╭──

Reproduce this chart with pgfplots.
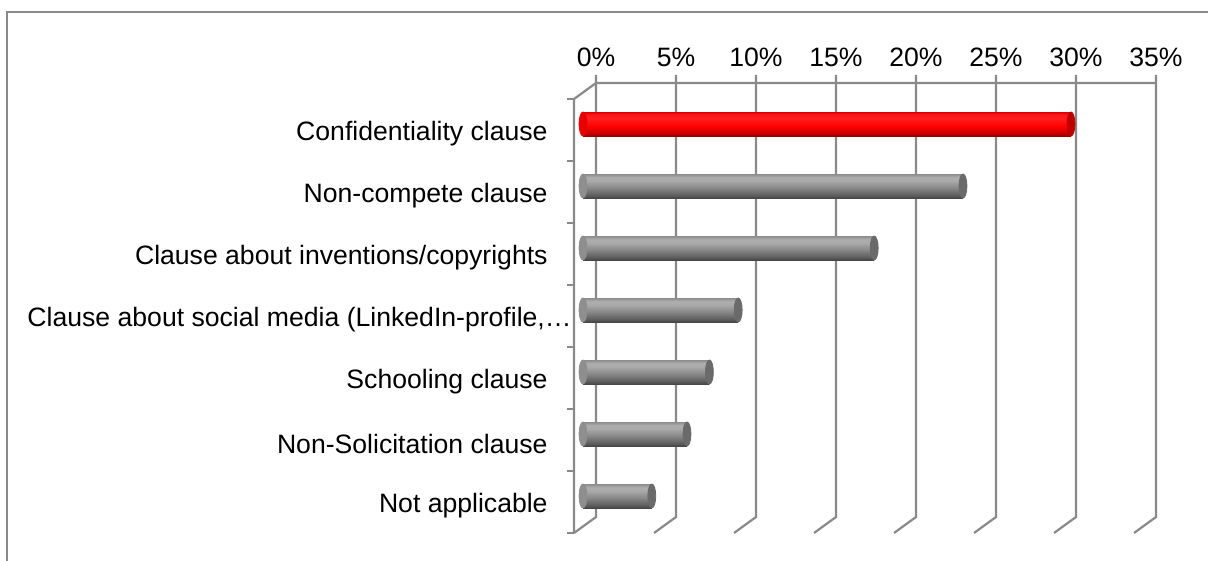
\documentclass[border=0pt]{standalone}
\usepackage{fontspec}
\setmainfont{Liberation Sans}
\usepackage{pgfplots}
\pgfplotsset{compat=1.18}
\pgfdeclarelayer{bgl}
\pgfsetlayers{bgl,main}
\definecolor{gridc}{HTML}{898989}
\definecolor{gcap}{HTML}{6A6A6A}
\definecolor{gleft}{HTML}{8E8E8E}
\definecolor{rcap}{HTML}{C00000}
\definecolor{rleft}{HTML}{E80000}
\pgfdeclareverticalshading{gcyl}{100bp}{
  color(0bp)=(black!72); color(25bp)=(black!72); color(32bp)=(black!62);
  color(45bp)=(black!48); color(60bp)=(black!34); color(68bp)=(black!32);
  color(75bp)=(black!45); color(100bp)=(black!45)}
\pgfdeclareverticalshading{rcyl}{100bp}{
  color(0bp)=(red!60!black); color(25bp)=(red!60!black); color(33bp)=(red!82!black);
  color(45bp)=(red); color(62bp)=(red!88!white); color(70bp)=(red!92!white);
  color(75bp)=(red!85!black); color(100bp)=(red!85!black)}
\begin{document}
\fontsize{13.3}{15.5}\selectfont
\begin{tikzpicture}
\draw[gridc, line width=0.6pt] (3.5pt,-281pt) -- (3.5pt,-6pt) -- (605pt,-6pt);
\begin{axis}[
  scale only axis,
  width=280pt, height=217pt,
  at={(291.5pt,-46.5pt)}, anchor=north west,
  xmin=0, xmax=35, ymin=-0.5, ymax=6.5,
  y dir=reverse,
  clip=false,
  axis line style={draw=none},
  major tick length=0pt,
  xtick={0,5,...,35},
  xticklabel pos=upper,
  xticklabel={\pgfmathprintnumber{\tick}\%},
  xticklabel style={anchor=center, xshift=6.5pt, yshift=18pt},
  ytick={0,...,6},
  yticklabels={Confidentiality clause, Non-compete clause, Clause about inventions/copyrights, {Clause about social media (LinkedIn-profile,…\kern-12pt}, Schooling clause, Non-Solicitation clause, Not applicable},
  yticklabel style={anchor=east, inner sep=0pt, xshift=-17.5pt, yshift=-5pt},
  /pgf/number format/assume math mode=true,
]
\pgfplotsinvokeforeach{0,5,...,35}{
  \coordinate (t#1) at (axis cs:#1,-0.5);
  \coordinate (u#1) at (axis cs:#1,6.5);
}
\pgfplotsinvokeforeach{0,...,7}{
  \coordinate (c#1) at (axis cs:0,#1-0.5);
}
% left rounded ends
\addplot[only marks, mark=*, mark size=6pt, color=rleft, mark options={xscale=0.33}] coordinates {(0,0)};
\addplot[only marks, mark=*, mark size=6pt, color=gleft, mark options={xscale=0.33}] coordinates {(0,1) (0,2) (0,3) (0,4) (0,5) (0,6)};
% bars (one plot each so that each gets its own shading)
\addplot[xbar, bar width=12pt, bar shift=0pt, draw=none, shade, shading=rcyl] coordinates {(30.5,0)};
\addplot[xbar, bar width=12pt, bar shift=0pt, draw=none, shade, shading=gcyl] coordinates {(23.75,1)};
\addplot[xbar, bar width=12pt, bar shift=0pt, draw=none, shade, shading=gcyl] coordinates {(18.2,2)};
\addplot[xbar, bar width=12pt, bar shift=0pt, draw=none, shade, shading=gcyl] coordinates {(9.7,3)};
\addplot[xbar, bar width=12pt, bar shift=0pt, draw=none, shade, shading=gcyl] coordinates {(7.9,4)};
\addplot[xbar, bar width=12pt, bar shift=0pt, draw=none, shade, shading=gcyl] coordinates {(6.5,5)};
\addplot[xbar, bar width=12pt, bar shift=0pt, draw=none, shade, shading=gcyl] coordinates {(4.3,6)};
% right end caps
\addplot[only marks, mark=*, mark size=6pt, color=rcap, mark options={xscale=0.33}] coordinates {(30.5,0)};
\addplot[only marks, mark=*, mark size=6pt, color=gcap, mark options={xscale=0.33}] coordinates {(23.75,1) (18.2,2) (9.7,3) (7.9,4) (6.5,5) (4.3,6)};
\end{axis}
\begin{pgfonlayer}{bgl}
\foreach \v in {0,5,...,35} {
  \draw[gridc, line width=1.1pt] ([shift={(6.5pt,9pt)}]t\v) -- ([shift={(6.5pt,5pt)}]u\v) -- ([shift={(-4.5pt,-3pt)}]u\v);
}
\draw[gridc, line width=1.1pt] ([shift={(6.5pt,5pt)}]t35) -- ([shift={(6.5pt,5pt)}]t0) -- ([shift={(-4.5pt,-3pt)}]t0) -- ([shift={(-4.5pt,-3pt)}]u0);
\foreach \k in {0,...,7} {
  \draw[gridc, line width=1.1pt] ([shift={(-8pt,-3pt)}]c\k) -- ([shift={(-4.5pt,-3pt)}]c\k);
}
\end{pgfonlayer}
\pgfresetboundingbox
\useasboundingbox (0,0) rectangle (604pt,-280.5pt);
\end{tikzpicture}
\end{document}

╰──

DIRECTIONS FOR THIS TASK. Write out the whole listing exactly, and drop the pictures.

WRITTEN SOLUTION.
Reproduce this chart with pgfplots.
\documentclass[border=0pt]{standalone}
\usepackage{fontspec}
\setmainfont{Liberation Sans}
\usepackage{pgfplots}
\pgfplotsset{compat=1.18}
\pgfdeclarelayer{bgl}
\pgfsetlayers{bgl,main}
\definecolor{gridc}{HTML}{898989}
\definecolor{gcap}{HTML}{6A6A6A}
\definecolor{gleft}{HTML}{8E8E8E}
\definecolor{rcap}{HTML}{C00000}
\definecolor{rleft}{HTML}{E80000}
\pgfdeclareverticalshading{gcyl}{100bp}{
  color(0bp)=(black!72); color(25bp)=(black!72); color(32bp)=(black!62);
  color(45bp)=(black!48); color(60bp)=(black!34); color(68bp)=(black!32);
  color(75bp)=(black!45); color(100bp)=(black!45)}
\pgfdeclareverticalshading{rcyl}{100bp}{
  color(0bp)=(red!60!black); color(25bp)=(red!60!black); color(33bp)=(red!82!black);
  color(45bp)=(red); color(62bp)=(red!88!white); color(70bp)=(red!92!white);
  color(75bp)=(red!85!black); color(100bp)=(red!85!black)}
\begin{document}
\fontsize{13.3}{15.5}\selectfont
\begin{tikzpicture}
\draw[gridc, line width=0.6pt] (3.5pt,-281pt) -- (3.5pt,-6pt) -- (605pt,-6pt);
\begin{axis}[
  scale only axis,
  width=280pt, height=217pt,
  at={(291.5pt,-46.5pt)}, anchor=north west,
  xmin=0, xmax=35, ymin=-0.5, ymax=6.5,
  y dir=reverse,
  clip=false,
  axis line style={draw=none},
  major tick length=0pt,
  xtick={0,5,...,35},
  xticklabel pos=upper,
  xticklabel={\pgfmathprintnumber{\tick}\%},
  xticklabel style={anchor=center, xshift=6.5pt, yshift=18pt},
  ytick={0,...,6},
  yticklabels={Confidentiality clause, Non-compete clause, Clause about inventions/copyrights, {Clause about social media (LinkedIn-profile,…\kern-12pt}, Schooling clause, Non-Solicitation clause, Not applicable},
  yticklabel style={anchor=east, inner sep=0pt, xshift=-17.5pt, yshift=-5pt},
  /pgf/number format/assume math mode=true,
]
\pgfplotsinvokeforeach{0,5,...,35}{
  \coordinate (t#1) at (axis cs:#1,-0.5);
  \coordinate (u#1) at (axis cs:#1,6.5);
}
\pgfplotsinvokeforeach{0,...,7}{
  \coordinate (c#1) at (axis cs:0,#1-0.5);
}
% left rounded ends
\addplot[only marks, mark=*, mark size=6pt, color=rleft, mark options={xscale=0.33}] coordinates {(0,0)};
\addplot[only marks, mark=*, mark size=6pt, color=gleft, mark options={xscale=0.33}] coordinates {(0,1) (0,2) (0,3) (0,4) (0,5) (0,6)};
% bars (one plot each so that each gets its own shading)
\addplot[xbar, bar width=12pt, bar shift=0pt, draw=none, shade, shading=rcyl] coordinates {(30.5,0)};
\addplot[xbar, bar width=12pt, bar shift=0pt, draw=none, shade, shading=gcyl] coordinates {(23.75,1)};
\addplot[xbar, bar width=12pt, bar shift=0pt, draw=none, shade, shading=gcyl] coordinates {(18.2,2)};
\addplot[xbar, bar width=12pt, bar shift=0pt, draw=none, shade, shading=gcyl] coordinates {(9.7,3)};
\addplot[xbar, bar width=12pt, bar shift=0pt, draw=none, shade, shading=gcyl] coordinates {(7.9,4)};
\addplot[xbar, bar width=12pt, bar shift=0pt, draw=none, shade, shading=gcyl] coordinates {(6.5,5)};
\addplot[xbar, bar width=12pt, bar shift=0pt, draw=none, shade, shading=gcyl] coordinates {(4.3,6)};
% right end caps
\addplot[only marks, mark=*, mark size=6pt, color=rcap, mark options={xscale=0.33}] coordinates {(30.5,0)};
\addplot[only marks, mark=*, mark size=6pt, color=gcap, mark options={xscale=0.33}] coordinates {(23.75,1) (18.2,2) (9.7,3) (7.9,4) (6.5,5) (4.3,6)};
\end{axis}
\begin{pgfonlayer}{bgl}
\foreach \v in {0,5,...,35} {
  \draw[gridc, line width=1.1pt] ([shift={(6.5pt,9pt)}]t\v) -- ([shift={(6.5pt,5pt)}]u\v) -- ([shift={(-4.5pt,-3pt)}]u\v);
}
\draw[gridc, line width=1.1pt] ([shift={(6.5pt,5pt)}]t35) -- ([shift={(6.5pt,5pt)}]t0) -- ([shift={(-4.5pt,-3pt)}]t0) -- ([shift={(-4.5pt,-3pt)}]u0);
\foreach \k in {0,...,7} {
  \draw[gridc, line width=1.1pt] ([shift={(-8pt,-3pt)}]c\k) -- ([shift={(-4.5pt,-3pt)}]c\k);
}
\end{pgfonlayer}
\pgfresetboundingbox
\useasboundingbox (0,0) rectangle (604pt,-280.5pt);
\end{tikzpicture}
\end{document}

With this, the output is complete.